I’m currently having a bit of a rough time uploading an image to my database. I currently have multiple variables/inputs being uploaded from one form – one if these inputs is an image file upload. The file seems to make it do the database, but when I try to retrieve the image via a PHP script, it simply returns “Array”, rather than the image. Any help?
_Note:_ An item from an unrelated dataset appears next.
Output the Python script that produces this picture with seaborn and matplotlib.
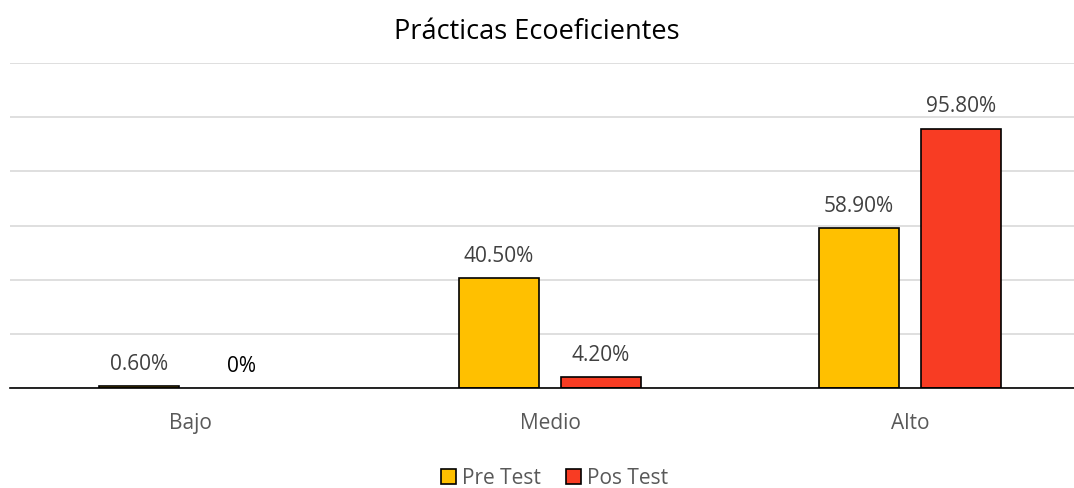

Thanks!
Here’s the upload code:
// if the form's submit button is clicked, we need to process the form
if (isset($_POST['submit']))
{
// get the form data
$projectname = htmlentities($_POST['projectname'], ENT_QUOTES);
$item = htmlentities($_POST['item'], ENT_QUOTES);
$description = htmlentities($_POST['description'], ENT_QUOTES);
$neededby = htmlentities($_POST['neededby'], ENT_QUOTES);
$shipping= htmlentities($_POST['shipping'], ENT_QUOTES);
$revisions = htmlentities($_POST['revisions'], ENT_QUOTES);
$price = htmlentities($_POST['price'], ENT_QUOTES);
$paid = htmlentities($_POST['paid'], ENT_QUOTES);
$ordered1 = htmlentities($_POST['ordered1'], ENT_QUOTES);
$ordered2 = htmlentities($_POST['ordered2'], ENT_QUOTES);
$ordered3 = htmlentities($_POST['ordered3'], ENT_QUOTES);
$received1 = htmlentities($_POST['received1'], ENT_QUOTES);
$received2 = htmlentities($_POST['received2'], ENT_QUOTES);
$received3 = htmlentities($_POST['received3'], ENT_QUOTES);
$shipped1 = htmlentities($_POST['shipped1'], ENT_QUOTES);
$shipped2 = htmlentities($_POST['shipped2'], ENT_QUOTES);
$shipped3 = htmlentities($_POST['shipped3'], ENT_QUOTES);
$tracking = htmlentities($_POST['tracking'], ENT_QUOTES);
$delivered = htmlentities($_POST['delivered'], ENT_QUOTES);
$thestatus = htmlentities($_POST['thestatus'], ENT_QUOTES);
$photo=($_FILES['photo']);
if ($projectname == '')
{
// if they are empty, show an error message and display the form
$error = 'ERROR: Please fill in project name!';
renderForm($projectname, $item, $description, $neededby, $shipping, $revisions, $price, $paid, $ordered1, $ordered2, $ordered3, $received1, $received2, $received3, $shipped1, $shipped2, $shipped3, $tracking, $delivered, $thestatus, $photo, $error, $id);
}
else
{
// insert the new record into the database
if ($stmt = $mysqli->prepare("INSERT todo (projectname, item, description, neededby, shipping, revisions, price, paid, ordered1, ordered2, ordered3, received1, received2, received3, shipped1, shipped2, shipped3, tracking, delivered, photo, thestatus) VALUES (?, ?, ?, ?, ?, ?, ?, ?, ?, ?, ?, ?, ?, ?, ?, ?, ?, ?, ?, ?, ?)"))
{
$stmt->bind_param("sssssssssssssssssssss", $projectname, $item, $description, $neededby, $shipping, $revisions, $price, $paid, $ordered1, $ordered2, $ordered3, $received1, $received2, $received3, $shipped1, $shipped2, $shipped3, $tracking, $delivered, $photo, $thestatus);
$stmt->execute();
$stmt->close();
}
// show an error if the query has an error
else
{
echo "ERROR: Could not prepare SQL statement.";
}
// redirec the user
header("Location: main.php");
}
}
And the file retrieve code:
<?php
mysql_connect("localhost","MYUSER","MYPASS");
mysql_select_db("MYDB");
$query = "SELECT photo FROM todo where id=$id";
$result = MYSQL_QUERY($query);
$data = MYSQL_RESULT($result,0,"photo");
Header( "Content-type: $type");
print $data;
?>
The mysql column is a BLOB type.
Here is an image so you can get some visuals on what I’m saying:
https://i.stack.imgur.com/4pHwB.png
Try this tutorial
http://www.tizag.com/phpT/fileupload.php
put the file name on variable then insert it into the database (I’m expecting you know how to retrieve data from databases)